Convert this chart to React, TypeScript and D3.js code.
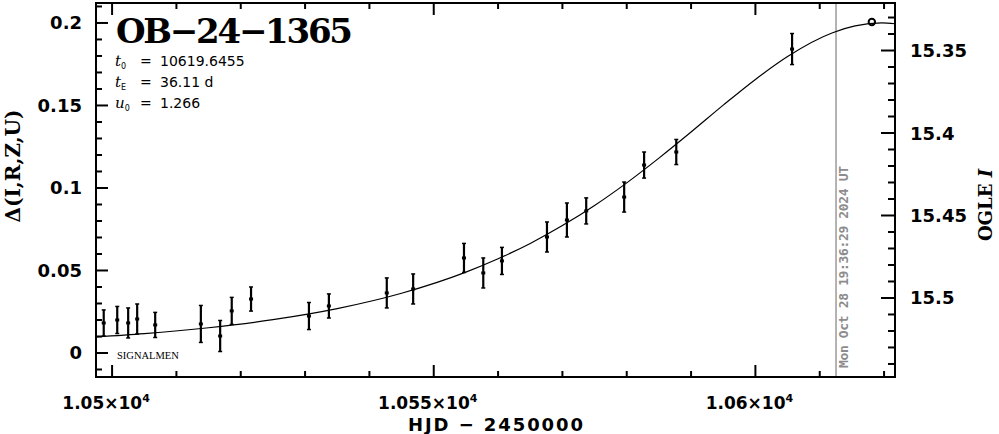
import React from "react";
import * as d3 from "d3";

// Observed data (HJD - 2450000, delta mag, error)
const obsTime = [10498.7, 10500.8, 10502.5, 10503.9, 10506.7, 10513.8, 10516.8, 10518.6, 10521.6, 10530.6, 10533.7, 10542.7, 10546.8, 10554.7, 10557.7, 10560.6, 10567.6, 10570.7, 10573.7, 10579.6, 10582.7, 10587.7, 10605.7];
const obsDelta = [0.0182, 0.020, 0.0182, 0.0206, 0.017, 0.0176, 0.0103, 0.0255, 0.0327, 0.0224, 0.0285, 0.0364, 0.0388, 0.0576, 0.0485, 0.0558, 0.0703, 0.0806, 0.0861, 0.0945, 0.1139, 0.1218, 0.1842];
const obsErr = [0.0079, 0.0082, 0.0091, 0.0091, 0.0076, 0.0112, 0.0094, 0.0082, 0.0073, 0.0082, 0.0073, 0.0091, 0.0091, 0.0088, 0.0091, 0.0082, 0.0091, 0.0103, 0.0079, 0.0091, 0.0079, 0.0076, 0.0094];

// Latest point (open circle)
const lastTime = [10618.1];
const lastDelta = [0.2006];

// Model curve
const modelTime = [10497.5, 10505, 10515, 10525, 10535, 10545, 10555, 10560, 10565, 10570, 10575, 10580, 10585, 10590, 10595, 10600, 10605, 10612, 10615.5, 10619.65, 10622];
const modelDelta = [0.0097, 0.0117, 0.0153, 0.0202, 0.0269, 0.0362, 0.049, 0.0571, 0.0664, 0.0772, 0.0894, 0.1031, 0.1181, 0.1339, 0.1502, 0.1658, 0.1797, 0.1941, 0.1982, 0.2, 0.1994];

const xMajorTicks = [10500, 10550, 10600];
const xLabelMantissa = ["1.05", "1.055", "1.06"];
const yMajorTicks = [0, 0.05, 0.1, 0.15, 0.2];
const yTickLabels = ["0", "0.05", "0.1", "0.15", "0.2"];
const magMajorTicks = [15.35, 15.4, 15.45, 15.5];
const magTickLabels = ["15.35", "15.4", "15.45", "15.5"];

const title = "OB\u221224\u22121365";
const paramSymbols = ["t", "t", "u"];
const paramSubs = ["0", "E", "0"];
const paramValues = ["10619.6455", "36.11 d", "1.266"];
const dateLabel = "Mon Oct 28 19:36:29 2024 UT";
const dateTime = 10612.3;

const W = 999, H = 434;
const L = 96, R = 895, T = 3, B = 377;

export default function App() {
  const x = d3.scaleLinear().domain([10497.5, 10621.7]).range([L, R]);
  const y = d3.scaleLinear().domain([-0.01455, 0.2121]).range([B, T]);
  const ym = d3.scaleLinear().domain([15.5479, 15.3212]).range([B, T]);

  const xMinor = d3.range(10500, 10621, 10);
  const yMinor = d3.range(-1, 22).map((i) => i / 100);
  const mMinor = d3.range(1533, 1555).map((i) => i / 100);

  const line = d3
    .line<number>()
    .x((_, i) => x(modelTime[i]))
    .y((d) => y(d))
    .curve(d3.curveMonotoneX);

  const isMajor = (v: number, arr: number[]) => arr.some((a) => Math.abs(a - v) < 1e-6);

  const sans = "DejaVu Sans, sans-serif";
  const serif = "DejaVu Serif, serif";

  return (
    <svg width={W} height={H} style={{ position: "absolute", left: 0, top: 0, background: "#fff" }}>
      <rect x={0} y={0} width={W} height={H} fill="#fff" />
      <defs>
        <clipPath id="plotclip">
          <rect x={L} y={T} width={R - L} height={B - T} />
        </clipPath>
      </defs>

      {/* date vertical line */}
      <line x1={x(dateTime) + 1.5} x2={x(dateTime) + 1.5} y1={T} y2={B} stroke="#9a9a9a" strokeWidth={1.5} />
      <text
        transform={`translate(${x(dateTime) + 13},368) rotate(-90)`}
        fontFamily="DejaVu Sans Mono, monospace"
        fontWeight="bold"
        fontSize={13}
        fill="#8c8c8c"
        textLength={202}
      >
        {dateLabel}
      </text>

      {/* model curve */}
      <path d={line(modelDelta) || ""} fill="none" stroke="#000" strokeWidth={1.2} clipPath="url(#plotclip)" />

      {/* error bars */}
      {obsTime.map((t, i) => {
        const cx = x(t);
        const y1 = y(obsDelta[i] - obsErr[i]);
        const y2 = y(obsDelta[i] + obsErr[i]);
        const cy = y(obsDelta[i]);
        return (
          <g key={i}>
            <line x1={cx} x2={cx} y1={y1} y2={y2} stroke="#000" strokeWidth={2.2} />
            <line x1={cx - 2} x2={cx + 2} y1={y1} y2={y1} stroke="#000" strokeWidth={1.5} />
            <line x1={cx - 2} x2={cx + 2} y1={y2} y2={y2} stroke="#000" strokeWidth={1.5} />
            <rect x={cx - 2} y={cy - 1.5} width={4} height={3} fill="#000" />
          </g>
        );
      })}
      {lastTime.map((t, i) => (
        <circle key={i} cx={x(t)} cy={y(lastDelta[i])} r={3.2} fill="none" stroke="#000" strokeWidth={2} />
      ))}

      {/* frame */}
      <rect x={L} y={T} width={R - L} height={B - T} fill="none" stroke="#000" strokeWidth={2} />

      {/* x ticks (top and bottom) */}
      {xMinor.map((v) => {
        const len = isMajor(v, xMajorTicks) ? 12 : 6;
        return (
          <g key={v}>
            <line x1={x(v)} x2={x(v)} y1={B} y2={B - len} stroke="#000" strokeWidth={2} />
            <line x1={x(v)} x2={x(v)} y1={T} y2={T + len} stroke="#000" strokeWidth={2} />
          </g>
        );
      })}
      {/* left ticks */}
      {yMinor.map((v) => {
        const len = isMajor(v, yMajorTicks) ? 12 : 6;
        return <line key={v} x1={L} x2={L + len} y1={y(v)} y2={y(v)} stroke="#000" strokeWidth={2} />;
      })}
      {/* right ticks */}
      {mMinor.map((v) => {
        const len = isMajor(v, magMajorTicks) ? 14 : 7;
        return <line key={v} x1={R} x2={R - len} y1={ym(v)} y2={ym(v)} stroke="#000" strokeWidth={2} />;
      })}

      {/* left tick labels */}
      {yMajorTicks.map((v, i) => (
        <text key={v} x={82} y={y(v) + 6.5} textAnchor="end" fontFamily={sans} fontWeight="bold" fontSize={18}>
          {yTickLabels[i]}
        </text>
      ))}
      {/* right tick labels */}
      {magMajorTicks.map((v, i) => (
        <text key={v} x={910} y={ym(v) + 6.5} textAnchor="start" fontFamily={sans} fontWeight="bold" fontSize={18}>
          {magTickLabels[i]}
        </text>
      ))}
      {/* bottom tick labels */}
      {xMajorTicks.map((v, i) => (
        <text key={v} x={x(v) - 6} y={409} textAnchor="middle" fontFamily={sans} fontWeight="bold" fontSize={17}>
          {xLabelMantissa[i]}×10
          <tspan dy={-7} fontSize={11}>4</tspan>
        </text>
      ))}

      {/* axis titles */}
      <text x={(L + R) / 2} y={431} textAnchor="middle" fontFamily={sans} fontWeight="bold" fontSize={18} textLength={175}>
        HJD − 2450000
      </text>
      <text transform="translate(20,166) rotate(-90)" textAnchor="middle" fontFamily={serif} fontWeight="bold" fontSize={20}>
        Δ(I,R,Z,U)
      </text>
      <text transform="translate(992,205) rotate(-90)" textAnchor="middle" fontFamily={serif} fontWeight="bold" fontSize={18}>
        OGLE <tspan fontStyle="italic">I</tspan>
      </text>

      {/* title and parameters */}
      <text x={116} y={43} fontFamily={serif} fontWeight="bold" fontSize={34} textLength={237}>
        {title}
      </text>
      {paramValues.map((val, i) => (
        <g key={i} fontSize={14} fontFamily={sans}>
          <text x={115} y={66 + i * 21}>
            <tspan fontFamily={serif} fontStyle="italic" fontSize={15}>{paramSymbols[i]}</tspan>
            <tspan fontSize={8} dy={3}>{paramSubs[i]}</tspan>
          </text>
          <text x={140} y={66 + i * 21}>=</text>
          <text x={160} y={66 + i * 21}>{val}</text>
        </g>
      ))}
      <text x={117} y={359} fontFamily="Liberation Serif, serif" fontSize={10.5}>
        SIGNALMEN
      </text>
    </svg>
  );
}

GOAL OF THE EXERCISE »
Write out, word for word, the lines from the start of the data through the one holding "import * as". Omit pictures.

ANSWER TO THE TASK »
Convert this chart to React, TypeScript and D3.js code.
import React from "react";
import * as d3 from "d3";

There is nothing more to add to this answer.